What to do with the mother was a sore puzzle for a while. She could not hold a flat-iron in her hand; didn’t know which end came first. She could scrub, and we began at that. With infinite patience, she was taught washing and ironing, and between visits from her rascal husband began to make out well. For she was industrious, and, with hope reviving, life took on some dignity, inconceivable in her old setting. In spite of all his cruelty she never wholly cast off her husband. He was still to her Mr. Murphy, the head of the house, if by chance he were to be caught out sober; but the chance never befell. It was right that he should be locked up, but outside of these official relations of his, as it were, with society, she had no criticism to make upon him. Only once, when he dropped a note showing that he had been carrying on a flirtation with a “scrub” on the Island, did she exhibit any resentment. Mrs. Murphy was jealous; that is, she was human.
Through all the years of his abuse, with the instinct of her race, she had managed to keep up an insurance on his life that would give him a decent burial. And when he lay dead at last she spent it all–more than a hundred and fifty dollars–on a wake over the fellow, all except a small sum which she reserved for her own adornment in his honor. She came over to the Settlement to consult our head worker as to the proprieties of the thing: should she wear mourning earrings in his memory?
Such is the plain record of the Murphy family, one of the oldest on our books in Henry Street. Over against it let me set one of much more recent date, and let them tell their own story.

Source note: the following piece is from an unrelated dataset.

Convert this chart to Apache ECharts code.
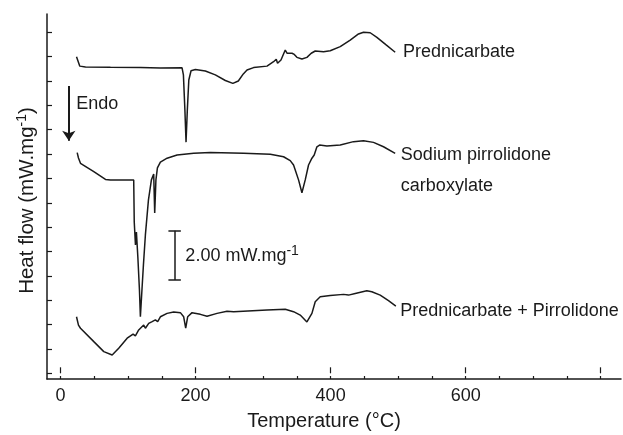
<!DOCTYPE html>
<html>
<head>
<meta charset="utf-8">
<script src="https://cdn.jsdelivr.net/npm/echarts@6/dist/echarts.min.js"></script>
<style>
  html, body { margin: 0; padding: 0; background: #fff; }
  #chart { width: 623px; height: 435px; }
</style>
</head>
<body>
<div id="chart"></div>
<script>
// temperature (°C) / heat flow (mW.mg-1, stacked offsets)
const prednicarbateT = [23.7, 28.6, 37, 74, 118.3, 147.9, 180.0, 182, 184.2, 185.9, 187.8, 190, 193.3, 199.7, 214.5, 229.3, 244.1, 255.2, 263.3, 270.7, 276.2, 285.9, 305.8, 315.5, 319.5, 321.4, 326.5, 332.8, 335.4, 337.7, 342.8, 346.2, 350.1, 357.5, 364.9, 371.3, 377.2, 389.5, 399.4, 414.2, 429.0, 441.3, 448.7, 458.6, 468.5, 482.2, 495.6]
const prednicarbateHF = [13.00, 12.61, 12.57, 12.56, 12.55, 12.53, 12.54, 12.25, 10.81, 9.49, 10.81, 12.04, 12.42, 12.47, 12.41, 12.25, 12.02, 11.90, 12.00, 12.29, 12.45, 12.55, 12.61, 12.79, 12.89, 12.73, 12.86, 13.27, 13.14, 13.09, 13.14, 13.09, 12.97, 12.90, 12.97, 13.14, 13.23, 13.20, 13.24, 13.41, 13.68, 13.93, 14.00, 13.98, 13.79, 13.48, 13.18]

const sodiumT = [24.7, 26.6, 29.6, 49.3, 66.6, 74.0, 108.4, 109.2, 111.0, 112.4, 114.6, 116.9, 118.3, 120.6, 122.8, 125.7, 130.2, 134.6, 138.0, 139.5, 141.3, 143.5, 147.9, 157.8, 172.6, 197.2, 221.9, 271.2, 310.7, 330.3, 340.2, 345.1, 347.6, 352.5, 357.5, 362.4, 367.3, 372.3, 375.7, 379.7, 383.6, 394.5, 414.2, 433.9, 448.7, 463.5, 478.3, 495.6]
const sodiumHF = [9.06, 8.84, 8.62, 8.28, 7.96, 7.94, 7.94, 6.21, 5.27, 5.80, 4.73, 3.42, 2.32, 3.42, 4.45, 5.68, 7.11, 7.94, 8.18, 6.58, 7.94, 8.43, 8.67, 8.83, 8.96, 9.03, 9.06, 9.03, 8.99, 8.89, 8.73, 8.55, 8.35, 7.94, 7.41, 7.94, 8.55, 8.83, 8.96, 9.30, 9.37, 9.33, 9.37, 9.51, 9.55, 9.48, 9.30, 9.03]

const mixtureT = [23.7, 26.6, 29.6, 49.3, 64.1, 76.5, 86.2, 98.7, 107.5, 110.9, 115.8, 118.3, 123.2, 125.7, 130.6, 135.7, 140.5, 143.9, 147.9, 157.8, 167.6, 177.5, 182.4, 185.4, 188.3, 194.8, 207.1, 217.0, 231.8, 246.6, 256.4, 305.8, 332.8, 345.1, 355.0, 364.9, 372.3, 377.2, 384.6, 399.4, 419.1, 426.5, 436.4, 453.6, 461.0, 473.4, 485.7, 496.6]
const mixtureHF = [2.32, 1.98, 1.85, 1.30, 0.89, 0.75, 1.03, 1.44, 1.61, 1.54, 1.78, 1.71, 1.98, 1.85, 2.05, 2.12, 2.19, 2.12, 2.32, 2.46, 2.52, 2.49, 2.32, 1.85, 2.32, 2.49, 2.42, 2.34, 2.46, 2.55, 2.53, 2.60, 2.63, 2.53, 2.39, 2.11, 2.46, 2.94, 3.14, 3.19, 3.24, 3.21, 3.28, 3.39, 3.35, 3.21, 2.98, 2.76]

const xMajorTicks = [0, 200, 400, 600, 800]
const xMinorTicks = [0, 50, 100, 150, 200, 250, 300, 350, 400, 450, 500, 550, 600, 650, 700, 750, 800]
const xTickLabels = [0, 200, 400, 600]
const yTicks = [0, 1, 2, 3, 4, 5, 6, 7, 8, 9, 10, 11, 12, 13, 14]

// annotation anchors, in data units
const curveLabels = [
  { text: 'Prednicarbate', at: [507, 13.20] },
  { text: 'Sodium pirrolidone', at: [504, 8.96] },
  { text: 'carboxylate', at: [504, 7.69] },
  { text: 'Prednicarbate + Pirrolidone', at: [503, 2.57] },
  { text: 'Endo', at: [23.2, 11.05] }
]
const endoArrow = [[12.3, 11.79], [12.3, 9.55]]
const scaleBar = { x: 169, y0: 3.83, y1: 5.85, cap: 9.2, label: [184.9, 4.80] }

const FONT = 'Liberation Sans, Arial, Helvetica, sans-serif'
const INK = '#1a1a1a'

const zip = (a, b) => a.map((v, i) => [v, b[i]])

const ctx = document.createElement('canvas').getContext('2d')
const textWidth = (s, size) => {
  ctx.font = size + 'px ' + FONT
  return ctx.measureText(s).width
}

const chart = echarts.init(document.getElementById('chart'))

const curve = (name, t, hf) => ({
  name,
  type: 'line',
  data: zip(t, hf),
  showSymbol: false,
  symbol: 'none',
  lineStyle: { color: INK, width: 1.5 },
  z: 3
})

chart.setOption({
  animation: false,
  backgroundColor: '#fff',
  grid: { left: 47, right: 2, top: 14, bottom: 56, outerBoundsMode: 'none' },
  xAxis: [
    {
      type: 'value',
      min: -20,
      max: 830,
      name: 'Temperature (°C)',
      nameLocation: 'middle',
      nameGap: 32,
      nameTextStyle: { fontSize: 20, fontFamily: FONT, color: INK, padding: [0, 20, 0, 0] },
      axisLine: { show: true, onZero: false, lineStyle: { color: INK, width: 1.5 } },
      axisTick: { show: true, inside: true, length: 3, customValues: xMinorTicks, lineStyle: { color: INK, width: 1.2 } },
      axisLabel: { show: true, customValues: xTickLabels, margin: 8, fontSize: 18, fontFamily: FONT, color: INK },
      splitLine: { show: false }
    },
    {
      type: 'value',
      min: -20,
      max: 830,
      position: 'bottom',
      axisLine: { show: false },
      axisTick: { show: true, inside: true, length: 6, customValues: xMajorTicks, lineStyle: { color: INK, width: 1.2 } },
      axisLabel: { show: false },
      splitLine: { show: false }
    }
  ],
  yAxis: {
    type: 'value',
    min: -0.234,
    max: 14.75,
    axisLine: { show: true, onZero: false, lineStyle: { color: INK, width: 1.5 } },
    axisTick: { show: true, inside: true, length: 5, customValues: yTicks, lineStyle: { color: INK, width: 1.2 } },
    axisLabel: { show: false },
    splitLine: { show: false }
  },
  series: [
    curve('Prednicarbate', prednicarbateT, prednicarbateHF),
    curve('Sodium pirrolidone carboxylate', sodiumT, sodiumHF),
    curve('Prednicarbate + Pirrolidone', mixtureT, mixtureHF),
    {
      name: 'endo',
      type: 'lines',
      coordinateSystem: 'cartesian2d',
      polyline: false,
      symbol: ['none', 'arrow'],
      symbolSize: 10,
      lineStyle: { color: INK, width: 2, curveness: 0, opacity: 1 },
      data: [{ coords: endoArrow }]
    },
    {
      name: 'scale',
      type: 'lines',
      coordinateSystem: 'cartesian2d',
      polyline: false,
      lineStyle: { color: INK, width: 1.5, curveness: 0, opacity: 1 },
      data: [
        { coords: [[scaleBar.x, scaleBar.y0], [scaleBar.x, scaleBar.y1]] },
        { coords: [[scaleBar.x - scaleBar.cap, scaleBar.y0], [scaleBar.x + scaleBar.cap, scaleBar.y0]] },
        { coords: [[scaleBar.x - scaleBar.cap, scaleBar.y1], [scaleBar.x + scaleBar.cap, scaleBar.y1]] }
      ]
    }
  ]
})

const txt = (text, x, y, size) => ({
  type: 'text',
  x,
  y,
  style: { text, fontSize: size, fontFamily: FONT, fill: INK, align: 'left', verticalAlign: 'middle' }
})

// "main" + superscript "-1" + tail, laid out left to right from x0
const withSup = (main, tail, x0, y, size, supSize, lift) => {
  const w1 = textWidth(main, size)
  const w2 = textWidth('-1', supSize)
  const parts = [txt(main, x0, y, size), txt('-1', x0 + w1, y - lift, supSize)]
  if (tail) parts.push(txt(tail, x0 + w1 + w2, y, size))
  return { parts, width: w1 + w2 + (tail ? textWidth(tail, size) : 0) }
}

const placeLabels = () => {
  const items = curveLabels.map(l => {
    const p = chart.convertToPixel({ gridIndex: 0 }, l.at)
    return txt(l.text, p[0], p[1], 18)
  })

  const sp = chart.convertToPixel({ gridIndex: 0 }, scaleBar.label)
  items.push(...withSup('2.00 mW.mg', '', sp[0], sp[1], 18, 14, 5).parts)

  // y axis title, rotated to read bottom-to-top
  const yTitleSize = 20.5
  const probe = withSup('Heat flow (mW.mg', ')', 0, 0, yTitleSize, 14, 5)
  const top = chart.convertToPixel({ gridIndex: 0 }, [0, 14.75])[1]
  const bottom = chart.convertToPixel({ gridIndex: 0 }, [0, -0.234])[1]
  const yTitle = withSup('Heat flow (mW.mg', ')', -probe.width / 2, 0, yTitleSize, 14, 5)
  items.push({
    type: 'group',
    x: 27,
    y: (top + bottom) / 2 + 4,
    rotation: Math.PI / 2,
    children: yTitle.parts
  })

  chart.setOption({ graphic: items })
}

placeLabels()
</script>
</body>
</html>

Our gardener, when he came to dig up from their winter bed by the back fence the privet shrubs that grow on our roof garden in summer, reported that one was missing. It was not a great loss, and we thought no more about it, till one day one of our kindergarten workers came tiptoeing in and beckoned us out on the roof. Way down in the depth of the tenement-house yard back of us, where the ice lay in a grimy crust long after the spring flowers had begun to peep out in our garden above, grew our missing shrub. A piece of ground, yard-wide, had been cleared of rubbish and dug over. In the middle of the plot stood the privet shrub, trimmed to make it impersonate a young tree. A fence had been built about it with lath, and the whole thing had quite a festive look. A little lad was watering and tending the “garden.” He looked up and saw us and nodded with perfect frankness. He was Italian, by the looks of him.